You could also ask the model to output various intermediate results or to simulate requested measurements on the simulated brain, and give this extra information to the distinguisher. (Though I don’t think this would really help.)
Methodologically, I am trying to understand what approaches may or may not work and what the key difficulties are. I am trying to anticipate what problems are hard or easy in order to understand what approaches may or may not work. I wouldn’t describe this as “taking things for granted,” I think we are probably miscommunicating.
This is a big problem, I think that it’s the more real version of “perfect simulation will be out of the question.” Note that this is only a concern for some processes (e.g. if the simulation output is one bit, then you don’t have this problem).
(Note that in practice generative adversarial models are extremely finicky to train, at least partly for this reason.)
I think the other big problem is the complementary one, that even an equally smart adversary can’t reliably distinguish a crappy simulation from a good simulation (where a dumb example is that no distinguisher can detect a steganographically encoded message even though that implies the simulation was poor).
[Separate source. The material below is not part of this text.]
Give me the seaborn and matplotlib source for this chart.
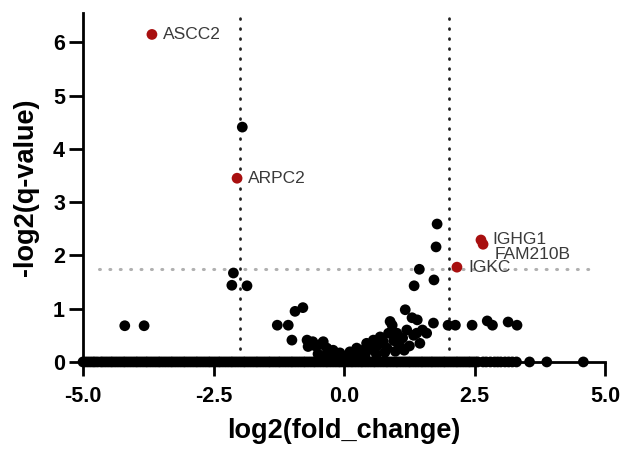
import numpy as np
import pandas as pd
import seaborn as sns
import matplotlib.pyplot as plt

# genes with q-value = 1 (sit on the x axis)
zero_fc = [-5.0, -4.96, -4.91, -4.86, -4.81, -4.77, -4.72, -4.66, -4.62, -4.57,
           -4.52, -4.47, -4.43, -4.38, -4.33, -4.28, -4.23, -4.19, -4.14, -4.09,
           -4.04, -3.99, -3.95, -3.9, -3.85, -3.8, -3.76, -3.71, -3.66, -3.61,
           -3.56, -3.52, -3.47, -3.42, -3.37, -3.32, -3.28, -3.23, -3.18, -3.13,
           -3.08, -3.04, -2.99, -2.94, -2.89, -2.84, -2.8, -2.75, -2.7, -2.65,
           -2.6, -2.56, -2.51, -2.46, -2.41, -2.37, -2.32, -2.27, -2.22, -2.17,
           -2.13, -2.08, -2.03, -1.98, -1.93, -1.89, -1.84, -1.79, -1.74, -1.69,
           -1.65, -1.6, -1.55, -1.5, -1.45, -1.41, -1.36, -1.31, -1.26, -1.22,
           -1.17, -1.12, -1.07, -1.02, -0.98, -0.93, -0.88, -0.83, -0.78, -0.74,
           -0.69, -0.64, -0.59, -0.55, -0.5, -0.45, -0.4, -0.35, -0.31, -0.26,
           -0.21, -0.16, -0.11, -0.07, -0.02, 0.03, 0.08, 0.13, 0.17, 0.22,
           0.27, 0.32, 0.36, 0.41, 0.46, 0.51, 0.56, 0.6, 0.65, 0.7,
           0.75, 0.8, 0.84, 0.89, 0.94, 0.99, 1.03, 1.08, 1.13, 1.18,
           1.23, 1.27, 1.32, 1.37, 1.42, 1.47, 1.51, 1.56, 1.61, 1.66,
           1.7, 1.75, 1.8, 1.85, 1.9, 1.94, 1.99, 2.04, 2.09, 2.14,
           2.18, 2.23, 2.28, 2.33, 2.38, 2.42, 2.47, 2.52, 2.56,
           2.66, 2.72, 2.8, 2.88, 2.94, 3.0, 3.08, 3.15, 3.22, 3.3, 3.55, 3.88, 4.58]

# other non-significant genes
ns_fc = [-4.2, -3.83, -2.12, -2.15, -1.86, -1.95,
         -1.28, -1.07, -0.94, -0.79, -1.0,
         -0.71, -0.6, -0.69, -0.55, -0.45, -0.4, -0.33, -0.28, -0.21, -0.15, -0.08, -0.03,
         -0.5, -0.36, -0.24, -0.12,
         0.05, 0.11, 0.18, 0.24, 0.3, 0.36, 0.43, 0.5, 0.56, 0.56, 0.63, 0.69, 0.75,
         0.82, 0.85, 0.88, 0.92, 0.95, 1.01, 1.07, 1.12, 1.17, 1.2, 1.3, 1.33, 1.39,
         1.4, 1.45, 1.5, 1.58,
         0.15, 0.28, 0.4, 0.62, 0.78, 0.98, 1.15, 1.25, 1.05,
         1.34, 1.44, 1.72, 1.76, 1.78,
         1.71, 1.99, 2.13, 2.45, 2.74, 2.84, 3.14, 3.31]
ns_q = [0.68, 0.68, 1.67, 1.44, 1.43, 4.41,
        0.69, 0.69, 0.95, 1.02, 0.41,
        0.41, 0.38, 0.29, 0.3, 0.33, 0.38, 0.26, 0.18, 0.22, 0.12, 0.17, 0.08,
        0.15, 0.12, 0.08, 0.05,
        0.1, 0.19, 0.12, 0.26, 0.15, 0.22, 0.35, 0.25, 0.41, 0.22, 0.3, 0.47, 0.38,
        0.26, 0.54, 0.76, 0.69, 0.4, 0.54, 0.29, 0.45, 0.98, 0.6, 0.83, 0.5, 0.54,
        0.79, 0.35, 0.6, 0.54,
        0.05, 0.08, 0.12, 0.14, 0.18, 0.2, 0.22, 0.3, 0.35,
        1.43, 1.74, 1.54, 2.16, 2.59,
        0.73, 0.69, 0.69, 0.69, 0.77, 0.69, 0.75, 0.69]

# significant genes
sig_genes = ['ASCC2', 'ARPC2', 'IGHG1', 'FAM210B', 'IGKC']
sig_fc = [-3.68, -2.05, 2.62, 2.66, 2.16]
sig_q = [6.15, 3.45, 2.29, 2.21, 1.78]

fc_cut = 2.0
q_cut = 0.3

df = pd.concat([
    pd.DataFrame({'fc': zero_fc, 'q': 0.0, 'grp': 'ns'}),
    pd.DataFrame({'fc': ns_fc, 'q': ns_q, 'grp': 'ns'}),
    pd.DataFrame({'fc': sig_fc, 'q': sig_q, 'grp': 'sig'}),
], ignore_index=True)

sns.set_style('ticks')
plt.rcParams['font.family'] = ['Liberation Sans', 'DejaVu Sans']
plt.rcParams['text.color'] = 'black'
plt.rcParams['axes.labelcolor'] = 'black'
plt.rcParams['xtick.color'] = 'black'
plt.rcParams['ytick.color'] = 'black'

fig = plt.figure(figsize=(6.24, 4.53), dpi=100)
ax = fig.add_axes([0.133, 0.201, 0.837, 0.770])

# threshold lines
ax.axhline(-np.log2(q_cut), xmin=0.03, xmax=0.985, color='#b0b0b0', lw=2.2,
           linestyle=(0, (0.3, 3.1)), dash_capstyle='round', zorder=1)
for c in [-fc_cut, fc_cut]:
    ax.vlines(c, 0.25, 6.55, color='#202020', lw=2.0,
              linestyle=(0, (0.3, 3.3)), capstyle='round', zorder=1)

sns.scatterplot(data=df, x='fc', y='q', hue='grp',
                palette={'ns': 'black', 'sig': '#a80f0f'},
                s=60, edgecolor='none', legend=False, ax=ax, clip_on=False, zorder=3)

offsets = {'FAM210B': (12, -10)}
for g, x, y in zip(sig_genes, sig_fc, sig_q):
    ax.annotate(g, (x, y), xytext=offsets.get(g, (11, 0)), textcoords='offset pixels',
                ha='left', va='center', fontsize=12.5, color='#3a3a3a')

ax.set_xlim(-5, 5)
ax.set_ylim(0, 6.55)
ax.set_xticks([-5.0, -2.5, 0.0, 2.5, 5.0])
ax.set_xticklabels(['-5.0', '-2.5', '0.0', '2.5', '5.0'])
ax.set_yticks(range(0, 7))

for s in ['top', 'right']:
    ax.spines[s].set_visible(False)
for s in ['left', 'bottom']:
    ax.spines[s].set_linewidth(2.0)
    ax.spines[s].set_color('black')
ax.tick_params(width=2.0, length=10, labelsize=15.5)
ax.tick_params(axis='x', pad=7)
ax.tick_params(axis='y', pad=3)
for lab in ax.get_xticklabels() + ax.get_yticklabels():
    lab.set_fontweight('bold')

ax.set_xlabel('log2(fold_change)', fontsize=19.5, fontweight='bold', labelpad=8)
ax.set_ylabel('-log2(q-value)', fontsize=19.5, fontweight='bold', labelpad=10)

fig.savefig('out.png', dpi=100)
Counting on things before you’ve found a solution to them isn’t very mindset, but I do consider this a promising approach. Definitely, the generative-adversarial approach in modern neural networks causes me to hope that this is the sort of thing that actually works in practice. So I might not be as pessimistic as you think? I still think in general that one does not go about taking things for granted, but the notion of faithful simulation seems like one that could prove to have a tractable core after hammering on it for a bit, and it also seems very possible that if you’re reasonably smart and you can’t detect any expected differences in the behavior of neural columns then the corresponding human simulation is faithful.
My current thoughts on possible failure modes:
“No differences you know about” might mix up the map and the territority in some obscurely fatal way that leads to the equivalent of the AI deliberately managing to ‘not know’ about inconvenient divergences.
If we use a limited AI and don’t let it run thousands of simulations of people that it can compare to thousands of brains in vats, then in practice its column-level tests won’t detect cumulative neural-level differences that lead to an 80% probability of schizophrenia.
The adversarial approach as written won’t work because it will turn out that it’s always possible for an equally smart adversary to tell the difference, especially for simulations that can be computed at a worthwhile speedup. Which means this test won’t meaningfully discriminate in the region of intuitively faithful vs. nonfaithful simulations. (This strikes me as the sort of issue that’s repairable, but perhaps not trivially so.)